>> start SUPPLIED INFORMATION

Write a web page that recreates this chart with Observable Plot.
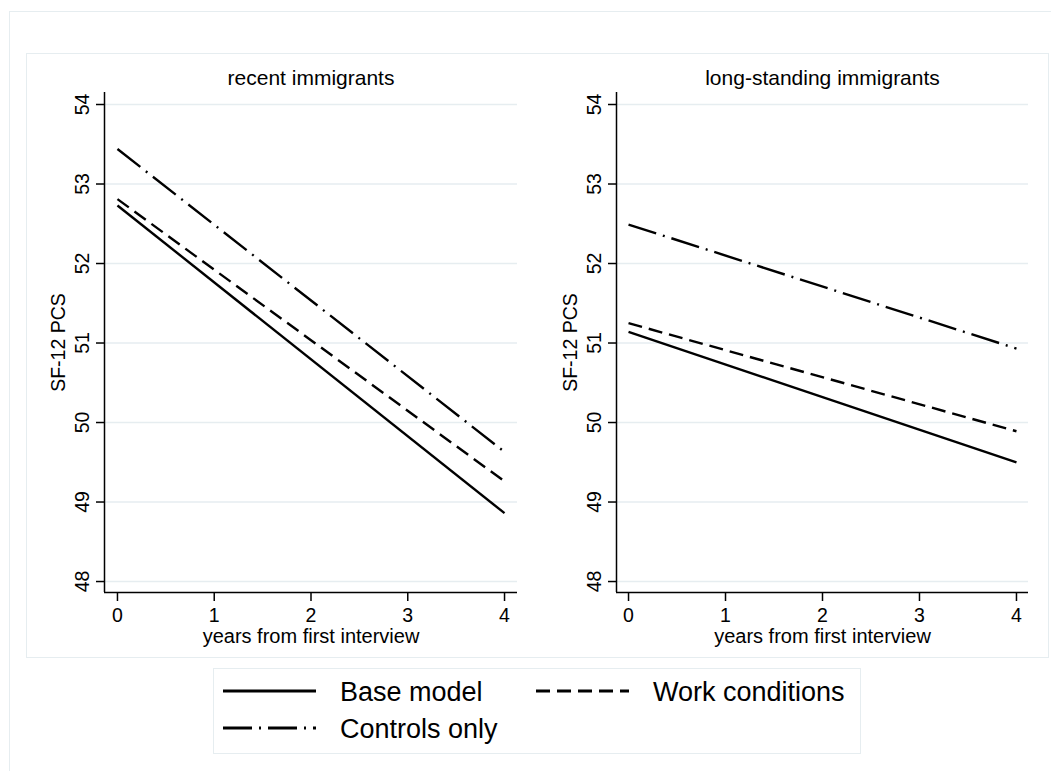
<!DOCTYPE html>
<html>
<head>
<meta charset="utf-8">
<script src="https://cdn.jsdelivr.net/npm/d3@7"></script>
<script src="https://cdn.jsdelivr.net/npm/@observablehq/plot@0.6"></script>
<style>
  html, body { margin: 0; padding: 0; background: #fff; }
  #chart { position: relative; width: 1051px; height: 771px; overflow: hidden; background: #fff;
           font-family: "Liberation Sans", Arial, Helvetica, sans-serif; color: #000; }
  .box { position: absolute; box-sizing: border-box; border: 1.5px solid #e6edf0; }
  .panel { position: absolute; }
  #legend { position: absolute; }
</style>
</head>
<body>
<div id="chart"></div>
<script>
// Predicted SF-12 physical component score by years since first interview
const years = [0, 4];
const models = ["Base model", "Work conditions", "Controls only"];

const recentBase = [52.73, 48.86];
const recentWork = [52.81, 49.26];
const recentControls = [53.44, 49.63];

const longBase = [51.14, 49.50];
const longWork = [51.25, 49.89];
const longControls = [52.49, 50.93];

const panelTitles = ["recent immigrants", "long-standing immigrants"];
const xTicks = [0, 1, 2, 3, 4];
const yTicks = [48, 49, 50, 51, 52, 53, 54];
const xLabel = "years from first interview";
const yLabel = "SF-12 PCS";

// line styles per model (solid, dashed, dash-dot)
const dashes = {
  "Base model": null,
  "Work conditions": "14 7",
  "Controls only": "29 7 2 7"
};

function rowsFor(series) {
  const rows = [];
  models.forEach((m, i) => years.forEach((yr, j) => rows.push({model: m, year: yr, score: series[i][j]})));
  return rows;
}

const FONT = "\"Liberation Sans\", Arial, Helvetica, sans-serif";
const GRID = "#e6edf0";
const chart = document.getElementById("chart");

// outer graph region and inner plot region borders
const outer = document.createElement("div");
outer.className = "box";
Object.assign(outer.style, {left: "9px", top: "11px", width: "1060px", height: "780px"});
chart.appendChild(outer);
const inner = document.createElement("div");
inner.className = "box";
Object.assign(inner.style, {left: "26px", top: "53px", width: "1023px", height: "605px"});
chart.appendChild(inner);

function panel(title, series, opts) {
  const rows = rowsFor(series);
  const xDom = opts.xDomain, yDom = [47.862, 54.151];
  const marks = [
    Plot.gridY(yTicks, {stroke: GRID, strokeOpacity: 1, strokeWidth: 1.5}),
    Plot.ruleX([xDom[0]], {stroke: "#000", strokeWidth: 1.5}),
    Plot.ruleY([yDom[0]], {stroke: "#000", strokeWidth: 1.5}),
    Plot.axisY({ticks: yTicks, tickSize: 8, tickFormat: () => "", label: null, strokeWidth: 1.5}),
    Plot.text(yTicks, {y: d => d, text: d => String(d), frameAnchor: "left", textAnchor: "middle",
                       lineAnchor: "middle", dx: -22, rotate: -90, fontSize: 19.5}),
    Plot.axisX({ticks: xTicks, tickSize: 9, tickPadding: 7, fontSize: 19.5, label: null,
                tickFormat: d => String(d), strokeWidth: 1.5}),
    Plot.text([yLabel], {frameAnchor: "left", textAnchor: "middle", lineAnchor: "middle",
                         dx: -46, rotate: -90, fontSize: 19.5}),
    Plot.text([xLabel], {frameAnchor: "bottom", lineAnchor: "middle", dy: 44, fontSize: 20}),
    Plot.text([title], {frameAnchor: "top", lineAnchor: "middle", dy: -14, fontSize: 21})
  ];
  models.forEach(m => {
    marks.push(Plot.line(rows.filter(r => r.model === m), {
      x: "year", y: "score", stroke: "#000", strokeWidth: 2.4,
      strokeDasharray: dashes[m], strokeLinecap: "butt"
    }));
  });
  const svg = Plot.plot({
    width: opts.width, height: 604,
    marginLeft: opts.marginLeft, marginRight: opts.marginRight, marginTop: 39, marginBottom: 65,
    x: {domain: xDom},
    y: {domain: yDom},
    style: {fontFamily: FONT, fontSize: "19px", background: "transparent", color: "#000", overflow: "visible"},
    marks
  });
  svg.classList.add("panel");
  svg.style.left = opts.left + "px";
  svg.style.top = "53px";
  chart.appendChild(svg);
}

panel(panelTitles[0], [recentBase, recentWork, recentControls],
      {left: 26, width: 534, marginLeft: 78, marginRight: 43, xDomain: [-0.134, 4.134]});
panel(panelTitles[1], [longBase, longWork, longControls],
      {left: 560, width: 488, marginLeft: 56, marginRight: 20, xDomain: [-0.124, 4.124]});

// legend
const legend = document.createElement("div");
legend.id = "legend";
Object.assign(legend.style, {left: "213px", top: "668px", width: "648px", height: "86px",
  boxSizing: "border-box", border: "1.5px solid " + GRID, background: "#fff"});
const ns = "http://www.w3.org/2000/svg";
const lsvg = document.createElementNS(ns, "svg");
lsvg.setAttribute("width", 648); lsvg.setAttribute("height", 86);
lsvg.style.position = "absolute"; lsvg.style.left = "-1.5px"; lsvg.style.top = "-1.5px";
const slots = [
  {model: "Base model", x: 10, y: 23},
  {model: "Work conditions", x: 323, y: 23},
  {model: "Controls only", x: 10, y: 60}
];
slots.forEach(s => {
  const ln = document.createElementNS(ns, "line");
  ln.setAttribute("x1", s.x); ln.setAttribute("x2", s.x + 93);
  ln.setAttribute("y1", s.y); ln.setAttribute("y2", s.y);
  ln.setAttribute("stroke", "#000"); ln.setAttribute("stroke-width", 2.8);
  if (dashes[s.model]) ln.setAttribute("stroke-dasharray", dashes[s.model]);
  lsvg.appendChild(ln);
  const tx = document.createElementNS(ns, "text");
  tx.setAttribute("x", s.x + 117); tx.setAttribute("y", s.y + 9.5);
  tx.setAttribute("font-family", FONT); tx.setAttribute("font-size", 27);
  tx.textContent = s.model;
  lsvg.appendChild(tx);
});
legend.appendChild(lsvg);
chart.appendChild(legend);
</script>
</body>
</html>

>> end SUPPLIED INFORMATION

▶ **AIM OF THE TASK**: Give all the lines above again, character for character, without pictures.

▶ **THE OUTPUT**:
Write a web page that recreates this chart with Observable Plot.
<!DOCTYPE html>
<html>
<head>
<meta charset="utf-8">
<script src="https://cdn.jsdelivr.net/npm/d3@7"></script>
<script src="https://cdn.jsdelivr.net/npm/@observablehq/plot@0.6"></script>
<style>
  html, body { margin: 0; padding: 0; background: #fff; }
  #chart { position: relative; width: 1051px; height: 771px; overflow: hidden; background: #fff;
           font-family: "Liberation Sans", Arial, Helvetica, sans-serif; color: #000; }
  .box { position: absolute; box-sizing: border-box; border: 1.5px solid #e6edf0; }
  .panel { position: absolute; }
  #legend { position: absolute; }
</style>
</head>
<body>
<div id="chart"></div>
<script>
// Predicted SF-12 physical component score by years since first interview
const years = [0, 4];
const models = ["Base model", "Work conditions", "Controls only"];

const recentBase = [52.73, 48.86];
const recentWork = [52.81, 49.26];
const recentControls = [53.44, 49.63];

const longBase = [51.14, 49.50];
const longWork = [51.25, 49.89];
const longControls = [52.49, 50.93];

const panelTitles = ["recent immigrants", "long-standing immigrants"];
const xTicks = [0, 1, 2, 3, 4];
const yTicks = [48, 49, 50, 51, 52, 53, 54];
const xLabel = "years from first interview";
const yLabel = "SF-12 PCS";

// line styles per model (solid, dashed, dash-dot)
const dashes = {
  "Base model": null,
  "Work conditions": "14 7",
  "Controls only": "29 7 2 7"
};

function rowsFor(series) {
  const rows = [];
  models.forEach((m, i) => years.forEach((yr, j) => rows.push({model: m, year: yr, score: series[i][j]})));
  return rows;
}

const FONT = "\"Liberation Sans\", Arial, Helvetica, sans-serif";
const GRID = "#e6edf0";
const chart = document.getElementById("chart");

// outer graph region and inner plot region borders
const outer = document.createElement("div");
outer.className = "box";
Object.assign(outer.style, {left: "9px", top: "11px", width: "1060px", height: "780px"});
chart.appendChild(outer);
const inner = document.createElement("div");
inner.className = "box";
Object.assign(inner.style, {left: "26px", top: "53px", width: "1023px", height: "605px"});
chart.appendChild(inner);

function panel(title, series, opts) {
  const rows = rowsFor(series);
  const xDom = opts.xDomain, yDom = [47.862, 54.151];
  const marks = [
    Plot.gridY(yTicks, {stroke: GRID, strokeOpacity: 1, strokeWidth: 1.5}),
    Plot.ruleX([xDom[0]], {stroke: "#000", strokeWidth: 1.5}),
    Plot.ruleY([yDom[0]], {stroke: "#000", strokeWidth: 1.5}),
    Plot.axisY({ticks: yTicks, tickSize: 8, tickFormat: () => "", label: null, strokeWidth: 1.5}),
    Plot.text(yTicks, {y: d => d, text: d => String(d), frameAnchor: "left", textAnchor: "middle",
                       lineAnchor: "middle", dx: -22, rotate: -90, fontSize: 19.5}),
    Plot.axisX({ticks: xTicks, tickSize: 9, tickPadding: 7, fontSize: 19.5, label: null,
                tickFormat: d => String(d), strokeWidth: 1.5}),
    Plot.text([yLabel], {frameAnchor: "left", textAnchor: "middle", lineAnchor: "middle",
                         dx: -46, rotate: -90, fontSize: 19.5}),
    Plot.text([xLabel], {frameAnchor: "bottom", lineAnchor: "middle", dy: 44, fontSize: 20}),
    Plot.text([title], {frameAnchor: "top", lineAnchor: "middle", dy: -14, fontSize: 21})
  ];
  models.forEach(m => {
    marks.push(Plot.line(rows.filter(r => r.model === m), {
      x: "year", y: "score", stroke: "#000", strokeWidth: 2.4,
      strokeDasharray: dashes[m], strokeLinecap: "butt"
    }));
  });
  const svg = Plot.plot({
    width: opts.width, height: 604,
    marginLeft: opts.marginLeft, marginRight: opts.marginRight, marginTop: 39, marginBottom: 65,
    x: {domain: xDom},
    y: {domain: yDom},
    style: {fontFamily: FONT, fontSize: "19px", background: "transparent", color: "#000", overflow: "visible"},
    marks
  });
  svg.classList.add("panel");
  svg.style.left = opts.left + "px";
  svg.style.top = "53px";
  chart.appendChild(svg);
}

panel(panelTitles[0], [recentBase, recentWork, recentControls],
      {left: 26, width: 534, marginLeft: 78, marginRight: 43, xDomain: [-0.134, 4.134]});
panel(panelTitles[1], [longBase, longWork, longControls],
      {left: 560, width: 488, marginLeft: 56, marginRight: 20, xDomain: [-0.124, 4.124]});

// legend
const legend = document.createElement("div");
legend.id = "legend";
Object.assign(legend.style, {left: "213px", top: "668px", width: "648px", height: "86px",
  boxSizing: "border-box", border: "1.5px solid " + GRID, background: "#fff"});
const ns = "http://www.w3.org/2000/svg";
const lsvg = document.createElementNS(ns, "svg");
lsvg.setAttribute("width", 648); lsvg.setAttribute("height", 86);
lsvg.style.position = "absolute"; lsvg.style.left = "-1.5px"; lsvg.style.top = "-1.5px";
const slots = [
  {model: "Base model", x: 10, y: 23},
  {model: "Work conditions", x: 323, y: 23},
  {model: "Controls only", x: 10, y: 60}
];
slots.forEach(s => {
  const ln = document.createElementNS(ns, "line");
  ln.setAttribute("x1", s.x); ln.setAttribute("x2", s.x + 93);
  ln.setAttribute("y1", s.y); ln.setAttribute("y2", s.y);
  ln.setAttribute("stroke", "#000"); ln.setAttribute("stroke-width", 2.8);
  if (dashes[s.model]) ln.setAttribute("stroke-dasharray", dashes[s.model]);
  lsvg.appendChild(ln);
  const tx = document.createElementNS(ns, "text");
  tx.setAttribute("x", s.x + 117); tx.setAttribute("y", s.y + 9.5);
  tx.setAttribute("font-family", FONT); tx.setAttribute("font-size", 27);
  tx.textContent = s.model;
  lsvg.appendChild(tx);
});
legend.appendChild(lsvg);
chart.appendChild(legend);
</script>
</body>
</html>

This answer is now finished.